I’m pretty sure how much you spend on your hair removal is almost always directly related to how long it lasts. There are a few exceptions to the rule, such as tweezing, and there are actually some decent cheap razors out there, although I’d still recommend the 4-blade razors with moisturizers attached. If you want longer lasting results, you’re going to be spending money at a salon to get waxed, or at a dermatologist’s office for laser hair removal or electrolysis. So, if you really don’t have the money, consider becoming a hippie and letting your body hair grow wild. Love is free, man.
Homemade Natural Sugar Hair Remover
- 2 cups sugar
- ¼ cup lemon juice
- ¼ cup water
Hair should be fairly long before sugaring. Heat ingredients on low in a saucepan, without boiling or burning. Once the mixture reaches 250 degrees F, allow to cool slightly and then pour into a reheatable glass container.

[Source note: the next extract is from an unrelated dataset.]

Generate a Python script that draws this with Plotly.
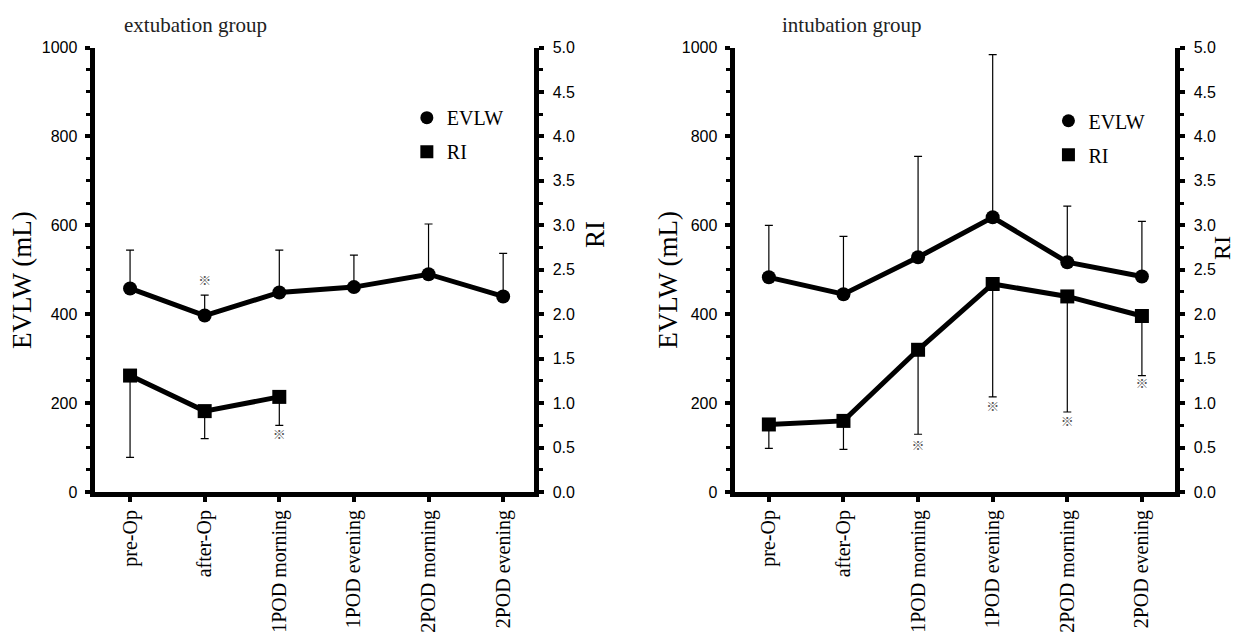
import plotly.graph_objects as go

# ---------------- data ----------------
categories = ["pre-Op", "after-Op", "1POD morning", "1POD evening", "2POD morning", "2POD evening"]

# extubation group
ext_evlw = [458, 397, 449, 461, 490, 440]
ext_evlw_upper = [544, 443, 544, 533, 603, 537]
ext_ri = [1.31, 0.91, 1.07, None, None, None]
ext_ri_lower = [0.39, 0.60, 0.75, None, None, None]
ext_evlw_star = [None, 474, None, None, None, None]
ext_ri_star = [None, None, 0.63, None, None, None]

# intubation group
int_evlw = [483, 445, 528, 618, 517, 485]
int_evlw_upper = [600, 575, 755, 984, 643, 609]
int_ri = [0.76, 0.80, 1.60, 2.34, 2.20, 1.98]
int_ri_lower = [0.49, 0.48, 0.65, 1.07, 0.90, 1.31]
int_evlw_star = [None, None, None, None, None, None]
int_ri_star = [None, None, 0.51, 0.95, 0.78, 1.21]

evlw_ticks = [0, 200, 400, 600, 800, 1000]
ri_ticks = [0.0, 0.5, 1.0, 1.5, 2.0, 2.5, 3.0, 3.5, 4.0, 4.5, 5.0]

SERIF = "Liberation Serif"
SANS = "Liberation Sans"
STAR_FONT = "Noto Sans CJK JP"

W, H = 1231, 642 - 16

fig = go.Figure()


def diff(a, b):
    return [None if (p is None or q is None) else round(p - q, 4) for p, q in zip(a, b)]


def add_panel(xa, ya, ya2, evlw, evlw_up, ri, ri_low, evlw_star, ri_star, legend):
    # EVLW line with upward error bars
    fig.add_trace(go.Scatter(
        x=categories, y=evlw, mode="lines+markers", xaxis=xa, yaxis=ya,
        line=dict(color="black", width=5),
        marker=dict(symbol="circle", size=14, color="black"),
        error_y=dict(type="data", symmetric=False, array=diff(evlw_up, evlw),
                     arrayminus=[0] * len(evlw), color="black", thickness=1.2, width=4),
        showlegend=False, cliponaxis=False))
    # RI line with downward error bars
    fig.add_trace(go.Scatter(
        x=categories, y=ri, mode="lines+markers", xaxis=xa, yaxis=ya2,
        line=dict(color="black", width=5),
        marker=dict(symbol="square", size=14, color="black"),
        error_y=dict(type="data", symmetric=False, array=[0] * len(ri),
                     arrayminus=diff(ri, ri_low), color="black", thickness=1.2, width=4),
        showlegend=False, cliponaxis=False, connectgaps=False))
    # significance marks
    fig.add_trace(go.Scatter(
        x=categories, y=evlw_star, mode="text", text=["※"] * len(categories),
        xaxis=xa, yaxis=ya, textfont=dict(family=STAR_FONT, size=13, color="#555555"),
        showlegend=False, hoverinfo="skip"))
    fig.add_trace(go.Scatter(
        x=categories, y=ri_star, mode="text", text=["※"] * len(categories),
        xaxis=xa, yaxis=ya2, textfont=dict(family=STAR_FONT, size=13, color="#555555"),
        showlegend=False, hoverinfo="skip"))
    # legend entries (marker only)
    fig.add_trace(go.Scatter(
        x=[None], y=[None], mode="markers", name="EVLW", xaxis=xa, yaxis=ya,
        marker=dict(symbol="circle", size=13, color="black"),
        legend=legend, legendgroup=legend + "a", showlegend=True))
    fig.add_trace(go.Scatter(
        x=[None], y=[None], mode="markers", name="RI", xaxis=xa, yaxis=ya,
        marker=dict(symbol="square", size=13, color="black"),
        legend=legend, legendgroup=legend + "b", showlegend=True))


add_panel("x", "y", "y2", ext_evlw, ext_evlw_upper, ext_ri, ext_ri_lower,
          ext_evlw_star, ext_ri_star, "legend")
add_panel("x2", "y3", "y4", int_evlw, int_evlw_upper, int_ri, int_ri_lower,
          int_evlw_star, int_ri_star, "legend2")

ydom = [0.2268, 0.9369]

xcommon = dict(
    type="category", categoryorder="array", categoryarray=categories,
    showline=True, linewidth=5, linecolor="black", mirror=False,
    ticks="outside", ticklen=5, tickwidth=4, tickcolor="black",
    tickangle=-90, tickfont=dict(family=SERIF, size=20, color="black"),
    showgrid=False, zeroline=False, automargin=False,
)
yleft = dict(
    range=[0, 1000], tickvals=evlw_ticks, showline=True, linewidth=5, linecolor="black",
    ticks="outside", ticklen=5, tickwidth=4, tickcolor="black",
    minor=dict(dtick=50, ticks="outside", ticklen=4, tickwidth=3, tickcolor="black"),
    tickfont=dict(family=SANS, size=16, color="black"), ticklabelstandoff=4,
    showgrid=False, zeroline=False, automargin=False, domain=ydom,
)
yright = dict(
    range=[0, 5], tickvals=ri_ticks, tickformat=".1f", side="right",
    showline=True, linewidth=5, linecolor="black",
    ticks="outside", ticklen=5, tickwidth=4, tickcolor="black",
    minor=dict(dtick=0.25, ticks="outside", ticklen=4, tickwidth=3, tickcolor="black"),
    tickfont=dict(family=SANS, size=16, color="black"), ticklabelstandoff=5,
    showgrid=False, zeroline=False, automargin=False,
)

fig.update_layout(
    width=W, height=H,
    margin=dict(l=0, r=0, t=0, b=0),
    paper_bgcolor="white", plot_bgcolor="white",
    xaxis=dict(xcommon, domain=[0.0703, 0.4277], range=[-0.476, 5.42], anchor="y"),
    xaxis2=dict(xcommon, domain=[0.5902, 0.9484], range=[-0.46, 5.45], anchor="y3"),
    yaxis=dict(yleft, anchor="x"),
    yaxis2=dict(yright, anchor="x", overlaying="y"),
    yaxis3=dict(yleft, anchor="x2"),
    yaxis4=dict(yright, anchor="x2", overlaying="y3"),
    legend=dict(x=0.3240, y=0.8560, xanchor="left", yanchor="top",
                font=dict(family=SERIF, size=20, color="black"),
                bgcolor="rgba(0,0,0,0)", tracegroupgap=5, itemwidth=30),
    legend2=dict(x=0.8452, y=0.8510, xanchor="left", yanchor="top",
                 font=dict(family=SERIF, size=20, color="black"),
                 bgcolor="rgba(0,0,0,0)", tracegroupgap=5, itemwidth=30),
    showlegend=True,
)

ann = [
    dict(text="extubation group", x=0.0926, y=0.9728, xanchor="left", yanchor="middle",
         font=dict(family=SERIF, size=21, color="#222222")),
    dict(text="intubation group", x=0.6271, y=0.9728, xanchor="left", yanchor="middle",
         font=dict(family=SERIF, size=21, color="#222222")),
    dict(text="EVLW (mL)", x=0.0114, y=0.5655, textangle=-90, xanchor="center", yanchor="middle",
         font=dict(family=SERIF, size=27, color="black")),
    dict(text="EVLW (mL)", x=0.536, y=0.5655, textangle=-90, xanchor="center", yanchor="middle",
         font=dict(family=SERIF, size=27, color="black")),
    dict(text="RI", x=0.4769, y=0.6374, textangle=-90, xanchor="center", yanchor="middle",
         font=dict(family=SERIF, size=27, color="black")),
    dict(text="RI", x=0.9862, y=0.6166, textangle=-90, xanchor="center", yanchor="middle",
         font=dict(family=SERIF, size=24, color="black")),
]
for a in ann:
    a.update(xref="paper", yref="paper", showarrow=False)
fig.update_layout(annotations=ann)

fig.write_html("out.html")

Make clean cotton fabric strips an inch or two wide and six inches long. Cool mixture—it should be warm but not so hot that it burns you. Use a Popsicle stick to spread the mix onto a small patch of your target area in the direction of hair growth. Place cotton strip on top, press down, allow to cool, and pull it off quickly. Repeat until entire area is smooth. The leftover mixture can be reheated for later use.
Fixing Complications of Body Hair Removal
Ingrown hairs. This is when a hair grows back and gets caught under the skin, continuing to grow while under there. Wash the area. Take a sterile needle, slide it just under the hair perpendicularly, and gently pull the hair end up out of your skin.
Chemical burns. These can occur for some with depilatory products. Quit using the offending product immediately, gently wash your skin, and apply some antibiotic cream. If the burn is serious, see a doctor.
Razor burn. It stings and it doesn’t look pretty. Avoid it by shaving carefully and with enough shaving cream or soap and water. Soothe it by moisturizing and not shaving again until it goes away.
Swelling, stinging, or sensitivity. This is mostly for laser hair removal. Your skin will probably be irritated for a short period of time afterwards, so gently wash it and don’t itch at it. OTC pain relievers can reduce pain and swelling.